**WORK INSTRUCTIONS**
Write out the opening lines of the data word for word, up to and including the line with "const pkLabels = ['Cmax', 'AUC'];", and leave every picture and every later line out.
-- start --
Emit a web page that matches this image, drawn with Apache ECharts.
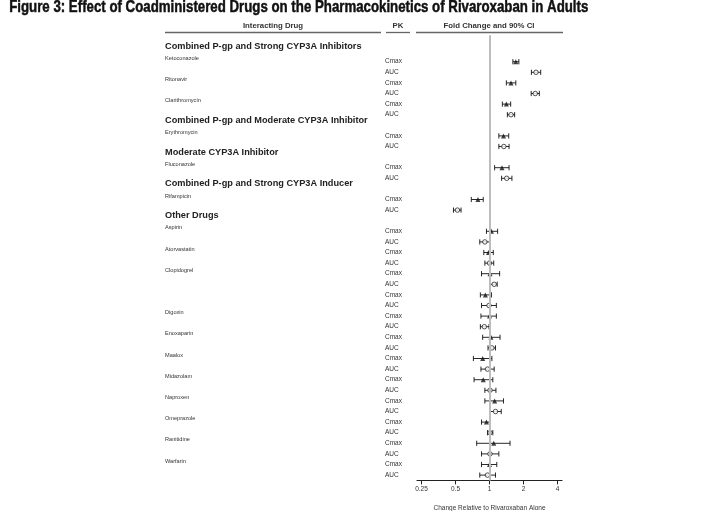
<!DOCTYPE html>
<html>
<head>
<meta charset="utf-8">
<script src="https://cdn.jsdelivr.net/npm/echarts@6/dist/echarts.min.js"></script>
<style>
  html, body { margin: 0; padding: 0; background: #fff; }
  #chart { width: 711px; height: 511px; }
</style>
</head>
<body>
<div id="chart"></div>
<script>
// Interaction groups, in display order
const groupNames = [
  'Combined P-gp and Strong CYP3A Inhibitors',
  'Combined P-gp and Moderate CYP3A Inhibitor',
  'Moderate CYP3A Inhibitor',
  'Combined P-gp and Strong CYP3A Inducer',
  'Other Drugs'
];

// Coadministered drugs (the second Clopidogrel study has no name of its own)
const drugNames = [
  'Ketoconazole', 'Ritonavir', 'Clarithromycin',
  'Erythromycin',
  'Fluconazole',
  'Rifampicin',
  'Aspirin', 'Atorvastatin', 'Clopidogrel', '', 'Digoxin', 'Enoxaparin',
  'Maalox', 'Midazolam', 'Naproxen', 'Omeprazole', 'Ranitidine', 'Warfarin'
];
const drugGroup = [0, 0, 0, 1, 2, 3, 4, 4, 4, 4, 4, 4, 4, 4, 4, 4, 4, 4];

const pkLabels = ['Cmax', 'AUC'];

// Fold change (point estimate) and 90% CI bounds
const cmaxEst  = [1.71, 1.55, 1.41, 1.33, 1.29, 0.79, 1.04, 0.98, 1.01, 0.92, 1.00, 1.03, 0.87, 0.88, 1.11, 0.94, 1.09, 1.00];
const cmaxLow  = [1.61, 1.41, 1.30, 1.21, 1.11, 0.69, 0.94, 0.89, 0.85, 0.83, 0.84, 0.87, 0.72, 0.73, 0.91, 0.85, 0.77, 0.85];
const cmaxHigh = [1.82, 1.71, 1.54, 1.48, 1.49, 0.88, 1.18, 1.08, 1.23, 1.04, 1.15, 1.24, 1.05, 1.07, 1.33, 1.01, 1.52, 1.16];
const aucEst   = [2.58, 2.54, 1.55, 1.34, 1.42, 0.52, 0.91, 1.00, 1.10, 0.99, 0.90, 1.05, 0.96, 1.01, 1.13, 1.01, 1.01, 0.96];
const aucLow   = [2.35, 2.34, 1.44, 1.21, 1.28, 0.48, 0.82, 0.91, 1.02, 0.85, 0.83, 0.97, 0.84, 0.91, 1.01, 0.96, 0.85, 0.82];
const aucHigh  = [2.84, 2.76, 1.67, 1.49, 1.58, 0.56, 1.02, 1.09, 1.17, 1.15, 0.99, 1.13, 1.10, 1.14, 1.27, 1.07, 1.21, 1.13];

const xTickValues = [0.25, 0.5, 1, 2, 4];

const titleText = 'Figure 3: Effect of Coadministered Drugs on the Pharmacokinetics of Rivaroxaban in Adults';
const colHeaders = ['Interacting Drug', 'PK', 'Fold Change and 90% CI'];
const xAxisTitle = 'Change Relative to Rivaroxaban Alone';

// ---- Build the row layout: a spacer row, then each group header and its PK rows ----
const rows = [{ kind: 'blank' }];
let currentGroup = -1;
drugNames.forEach((name, i) => {
  if (drugGroup[i] !== currentGroup) {
    currentGroup = drugGroup[i];
    rows.push({ kind: 'group', text: groupNames[currentGroup] });
  }
  rows.push({ kind: 'pk', drug: name, pk: 0, i });
  rows.push({ kind: 'pk', drug: '', pk: 1, i });
});
const rowIds = rows.map((r, k) => 'r' + k);

const cmaxPoints = [], aucPoints = [], cmaxBars = [], aucBars = [];
rows.forEach((r, k) => {
  if (r.kind !== 'pk') return;
  if (r.pk === 0) {
    cmaxPoints.push([cmaxEst[r.i], rowIds[k]]);
    cmaxBars.push([cmaxLow[r.i], cmaxHigh[r.i], rowIds[k]]);
  } else {
    aucPoints.push([aucEst[r.i], rowIds[k]]);
    aucBars.push([aucLow[r.i], aucHigh[r.i], rowIds[k]]);
  }
});

const FONT = '"Liberation Sans", Arial, sans-serif';
const ROW_H = 10.6;
const GRID_TOP = 35.2;
const GRID_H = ROW_H * rows.length;

function errorBar(params, api) {
  const lo = api.coord([api.value(0), api.value(2)]);
  const hi = api.coord([api.value(1), api.value(2)]);
  const cap = 2.6;
  const st = { stroke: '#111', lineWidth: 0.9 };
  return {
    type: 'group',
    children: [
      { type: 'line', shape: { x1: lo[0], y1: lo[1], x2: hi[0], y2: hi[1] }, style: st },
      { type: 'line', shape: { x1: lo[0], y1: lo[1] - cap, x2: lo[0], y2: lo[1] + cap }, style: st },
      { type: 'line', shape: { x1: hi[0], y1: hi[1] - cap, x2: hi[0], y2: hi[1] + cap }, style: st }
    ]
  };
}

const chart = echarts.init(document.getElementById('chart'), null, { renderer: 'canvas' });

const option = {
  backgroundColor: '#fff',
  animation: false,
  textStyle: { fontFamily: FONT },
  grid: [
    { left: 417, width: 145, top: GRID_TOP, height: GRID_H, containLabel: false, outerBoundsMode: 'none' },
    { left: 421.5, width: 136, top: GRID_TOP, height: GRID_H, containLabel: false, outerBoundsMode: 'none' }
  ],
  xAxis: [
    {
      gridIndex: 0, type: 'log', logBase: 2, min: 0.2282, max: 4.382,
      axisLine: { show: true, lineStyle: { color: '#222', width: 1.2 } },
      axisTick: { show: false }, axisLabel: { show: false }, splitLine: { show: false }
    },
    {
      gridIndex: 1, type: 'log', logBase: 2, min: xTickValues[0], max: xTickValues[xTickValues.length - 1],
      axisLine: { show: false },
      axisTick: { show: true, length: 4, lineStyle: { color: '#222', width: 1 } },
      axisLabel: { show: true, fontSize: 6.5, color: '#333', margin: 5, fontFamily: FONT,
                   formatter: v => String(+v.toFixed(2)) },
      splitLine: { show: false },
      name: xAxisTitle, nameLocation: 'middle', nameGap: 24,
      nameTextStyle: { fontSize: 6.5, color: '#333', fontFamily: FONT }
    }
  ],
  yAxis: [
    {
      // drug and group names
      gridIndex: 0, type: 'category', inverse: true, data: rowIds,
      axisLine: { show: false }, axisTick: { show: false }, splitLine: { show: false },
      axisLabel: {
        show: true, interval: 0, align: 'left', margin: 252, verticalAlign: 'bottom',
        formatter: (v, idx) => {
          const r = rows[idx];
          if (r.kind === 'group') return '{g|' + r.text + '}';
          if (r.kind === 'pk' && r.drug) return '{d|' + r.drug + '}';
          return '';
        },
        rich: {
          g: { fontSize: 9.2, fontWeight: 'bold', color: '#222', lineHeight: 10, fontFamily: FONT },
          d: { fontSize: 5.6, color: '#333', lineHeight: 7, fontFamily: FONT }
        }
      }
    },
    {
      // PK parameter column
      gridIndex: 0, type: 'category', inverse: true, data: rowIds, position: 'left', offset: 0,
      axisLine: { show: false }, axisTick: { show: false }, splitLine: { show: false },
      axisLabel: {
        show: true, interval: 0, align: 'left', margin: 32, fontSize: 6.5, color: '#333', fontFamily: FONT,
        formatter: (v, idx) => rows[idx].kind === 'pk' ? pkLabels[rows[idx].pk] : ''
      }
    },
    {
      gridIndex: 1, type: 'category', inverse: true, data: rowIds, show: false
    }
  ],
  series: [
    {
      // no-effect reference line at fold change 1
      type: 'scatter', xAxisIndex: 1, yAxisIndex: 2, data: [], z: 1, silent: true,
      markLine: {
        silent: true, symbol: 'none', label: { show: false },
        lineStyle: { color: '#bdbdbd', width: 2, type: 'solid' },
        data: [{ xAxis: 1 }]
      }
    },
    {
      type: 'custom', xAxisIndex: 1, yAxisIndex: 2, z: 3, data: cmaxBars,
      encode: { x: [0, 1], y: 2 }, renderItem: errorBar
    },
    {
      type: 'custom', xAxisIndex: 1, yAxisIndex: 2, z: 3, data: aucBars,
      encode: { x: [0, 1], y: 2 }, renderItem: errorBar
    },
    {
      name: 'Cmax', type: 'scatter', xAxisIndex: 1, yAxisIndex: 2, z: 4, data: cmaxPoints,
      symbol: 'triangle', symbolSize: 5, itemStyle: { color: '#111' }
    },
    {
      name: 'AUC', type: 'scatter', xAxisIndex: 1, yAxisIndex: 2, z: 4, data: aucPoints,
      symbol: 'circle', symbolSize: 4.5, itemStyle: { color: '#fff', borderColor: '#111', borderWidth: 0.9 }
    }
  ],
  graphic: [
    {
      type: 'text', left: 9, top: -1, scaleX: 0.78, originX: 0,
      style: { text: titleText, font: 'bold 17px ' + FONT, fill: '#111', stroke: '#111', lineWidth: 0.5 }
    },
    { type: 'text', x: 273, y: 26, style: { text: colHeaders[0], font: 'bold 7.8px ' + FONT, fill: '#333', align: 'center', verticalAlign: 'middle' } },
    { type: 'text', x: 398, y: 26, style: { text: colHeaders[1], font: 'bold 7.8px ' + FONT, fill: '#333', align: 'center', verticalAlign: 'middle' } },
    { type: 'text', x: 489, y: 26, style: { text: colHeaders[2], font: 'bold 7.8px ' + FONT, fill: '#333', align: 'center', verticalAlign: 'middle' } },
    { type: 'line', shape: { x1: 165, y1: 32.5, x2: 381, y2: 32.5 }, style: { stroke: '#666', lineWidth: 1.3 } },
    { type: 'line', shape: { x1: 386, y1: 32.5, x2: 410, y2: 32.5 }, style: { stroke: '#666', lineWidth: 1.3 } },
    { type: 'line', shape: { x1: 416, y1: 32.5, x2: 563, y2: 32.5 }, style: { stroke: '#666', lineWidth: 1.3 } }
  ]
};

chart.setOption(option);
</script>
</body>
</html>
-- end --
**RESPONSE FOR THIS EXERCISE**
Emit a web page that matches this image, drawn with Apache ECharts.
<!DOCTYPE html>
<html>
<head>
<meta charset="utf-8">
<script src="https://cdn.jsdelivr.net/npm/echarts@6/dist/echarts.min.js"></script>
<style>
  html, body { margin: 0; padding: 0; background: #fff; }
  #chart { width: 711px; height: 511px; }
</style>
</head>
<body>
<div id="chart"></div>
<script>
// Interaction groups, in display order
const groupNames = [
  'Combined P-gp and Strong CYP3A Inhibitors',
  'Combined P-gp and Moderate CYP3A Inhibitor',
  'Moderate CYP3A Inhibitor',
  'Combined P-gp and Strong CYP3A Inducer',
  'Other Drugs'
];

// Coadministered drugs (the second Clopidogrel study has no name of its own)
const drugNames = [
  'Ketoconazole', 'Ritonavir', 'Clarithromycin',
  'Erythromycin',
  'Fluconazole',
  'Rifampicin',
  'Aspirin', 'Atorvastatin', 'Clopidogrel', '', 'Digoxin', 'Enoxaparin',
  'Maalox', 'Midazolam', 'Naproxen', 'Omeprazole', 'Ranitidine', 'Warfarin'
];
const drugGroup = [0, 0, 0, 1, 2, 3, 4, 4, 4, 4, 4, 4, 4, 4, 4, 4, 4, 4];

const pkLabels = ['Cmax', 'AUC'];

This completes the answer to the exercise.